Lire : Jung : « Le chemin vers le bas »




Retour (très) critique du romancier Franz Jung sur les années rouge et brun en Allemagne, et voyage parmi les avant-gardes politiques et artistiques de l’époque.

C’est un livre difficile d’accès, qu’ont choisi de rééditer les éditions Agone. Paru une première fois sous le titre Le Scarabée-Torpille aux éditions Ned Ludd en 1993, Le Chemin vers le bas est une autobiographie du romancier allemand Franz Jung (1888-1963). Pourquoi publier l’autobiographie d’un auteur méconnu de ce côté-ci du Rhin, aucune de ses œuvres – hormis celle-ci – n’ayant jamais été traduite en français ? Sans doute parce que Franz Jung a également été un témoin de premier plan de certains épisodes de ces « années rouge et brun » (1918-1945) qu’Agone semble affectionner depuis la salutaire réédition de Secret et Violence de Georg K. Glaser.

Si l’ouvrage est truffé de références obscures sur les avant-gardes artistiques de l’époque – l’éditeur a heureusement inséré un glossaire sans lequel cet aspect du livre aurait été parfaitement hermétique –, il contient également un témoignage non dénué d’intérêt sur les événements révolutionnaires de l’après-1918.
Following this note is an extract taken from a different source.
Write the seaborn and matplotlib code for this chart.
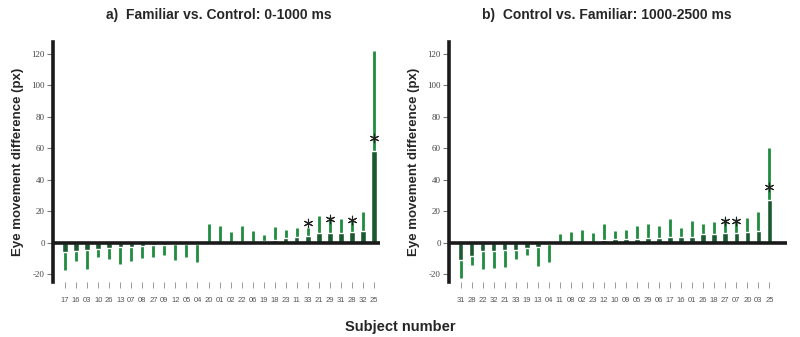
import numpy as np
import pandas as pd
import matplotlib
matplotlib.use("Agg")
import matplotlib.pyplot as plt
import seaborn as sns

# =============================================================================
# Data
# =============================================================================
subjects_a = ["17", "16", "03", "10", "26", "13", "07", "08", "27", "09", "12", "05", "04",
              "20", "01", "02", "22", "06", "19", "18", "23", "11", "33", "21", "29", "31",
              "28", "32", "25"]
mean_a = [-5.7, -5.0, -4.2, -3.6, -3.4, -2.5, -2.5, -2.0, -1.6, -1.2, -1.0, -0.8, -0.6,
          0.2, 0.2, 0.3, 0.4, 0.8, 1.0, 2.1, 3.4, 3.6, 4.4, 6.4, 6.6, 6.6, 6.8, 7.6, 58.5]
range_a = [-17.0, -11.5, -16.6, -9.0, -10.4, -13.6, -11.7, -9.4, -9.0, -7.4, -10.6, -9.0, -12.0,
           12.3, 10.6, 6.8, 10.6, 7.6, 5.3, 10.2, 8.0, 9.7, 9.5, 17.0, 16.5, 15.5, 14.6, 19.7, 122.0]
star_a = {"33": 12.5, "29": 15.0, "28": 14.4, "25": 66.5}

subjects_b = ["31", "28", "22", "32", "21", "33", "19", "13", "04", "11", "08", "02", "23",
              "12", "10", "09", "05", "29", "06", "17", "16", "01", "26", "18", "27", "07",
              "20", "03", "25"]
mean_b = [-10.6, -8.3, -5.1, -5.0, -4.7, -4.2, -3.4, -2.5, -0.5, 0.3, 0.5, 0.8, 0.8,
          1.9, 2.5, 2.8, 2.8, 3.2, 3.4, 3.6, 3.6, 3.8, 5.5, 5.7, 6.4, 6.6, 7.0, 7.4, 27.0]
range_b = [-22.0, -14.2, -16.6, -16.0, -15.3, -10.0, -7.7, -14.7, -12.3, 5.5, 7.2, 8.5, 6.6,
           11.9, 7.6, 8.5, 10.6, 11.9, 10.8, 15.0, 9.7, 13.8, 11.9, 13.3, 15.5, 15.5, 16.0, 19.5, 60.4]
star_b = {"27": 13.8, "07": 13.8, "25": 35.4}

titles = ["a)  Familiar vs. Control: 0-1000 ms", "b)  Control vs. Familiar: 1000-2500 ms"]
yticks = [-20, 0, 20, 40, 60, 80, 100, 120]

DARK = "#1b5a30"
LIGHT = "#1f8c40"

sns.set_style("white")
plt.rcParams["font.family"] = ["Liberation Sans", "DejaVu Sans"]

fig = plt.figure(figsize=(8, 3.37), dpi=100)
W, H = 800, 337
# axes boxes in pixels: (left, right)
boxes = [(53, 380), (449, 787)]
top_px, bot_px = 41.7, 281.5
xlims = [(-1.1, 28.55), (-1.05, 29.6)]
title_x = [0.508, 0.467]

panels = [(subjects_a, mean_a, range_a, star_a), (subjects_b, mean_b, range_b, star_b)]

for i, (subs, means, ranges, stars) in enumerate(panels):
    l, r = boxes[i]
    ax = fig.add_axes([l / W, (H - bot_px) / H, (r - l) / W, (bot_px - top_px) / H])
    df = pd.DataFrame({"subject": subs, "mean": means, "range": ranges})
    pos = np.arange(len(subs))

    # thin line = extent, thick bar = mean difference
    ax.vlines(pos, 0, df["range"], color=LIGHT, lw=2.0, zorder=1)
    sns.barplot(data=df, x="subject", y="mean", order=subs, color=DARK, saturation=1,
                width=0.5, ax=ax, zorder=2)
    ax.axhline(0, color="#1a1a1a", lw=2.6, zorder=3)

    sx = [subs.index(s) for s in stars]
    sy = list(stars.values())
    ax.scatter(sx, sy, marker=(6, 2, 0), s=38, color="#222222", linewidths=0.8, zorder=4)

    ax.set_xlim(*xlims[i])
    ax.set_ylim(-24.5, 127.8)
    ax.set_yticks(yticks)
    ax.set_yticklabels([str(v) for v in yticks], family="Liberation Serif", fontsize=6.5,
                       color="#444444")
    ax.set_xticks(pos)
    ax.set_xticklabels(subs, fontsize=5.5, color="#555555")
    ax.tick_params(axis="x", length=4, width=0.7, color="#999999", pad=7, bottom=True)
    ax.tick_params(axis="y", length=4, width=0.8, color="#777777", pad=2, left=True)

    for s in ["top", "right", "bottom"]:
        ax.spines[s].set_visible(False)
    ax.spines["left"].set_linewidth(2.6)
    ax.spines["left"].set_color("#1a1a1a")

    ax.set_xlabel("")
    ax.set_ylabel("Eye movement difference (px)", fontsize=9.5, fontweight="bold", labelpad=5)
    ax.set_title(titles[i], fontsize=10, fontweight="bold", pad=16, x=title_x[i])

fig.text(0.5, 0.03, "Subject number", ha="center", va="center", fontsize=10.5,
         fontweight="bold")

fig.savefig("out.png", dpi=100)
Franz Jung a été militant – et a même participé à la direction – du Parti communiste ouvrier d’Allemagne (KAPD), une scission de gauche du Parti communiste allemand (KPD) début 1920. Il en offre un point de vue volontairement parcellaire, assemblage d’anecdotes, de portraits, d’épisodes rocambolesques et de considérations générales sur les dynamiques révolutionnaires, l’être humain, ses espoirs et ses désillusions. Le tout sur un ton badin qui souvent laisse perplexe.
Jung ayant voyagé et vécu en Russie soviétique, on en retiendra quelques passages attendus sur l’atmosphère kafkaïenne des congrès de la IIIe Internationale, et un témoignage saisissant sur l’épouvantable famine de 1921- 1922 dans la région de la Volga. Selon Jung, des villages entiers s’étaient résignés à la mort et se désintéressaient de l’aide humanitaire qu’on leur convoyait. Les paysans restaient prostrés chez eux, une grande Bible ouverte sur la table, attendant, imperturbables, le jugement dernier.

Guillaume Davranche (AL Montrouge)

 Franz Jung, Le Chemin vers le bas. Considérations d’un révolutionnaire allemand sur une grande époque (1900-1950), traduit de l’allemand par Pierre Gallissaires, deuxième édition revue et augmentée, 560 pages, Agone, 2007.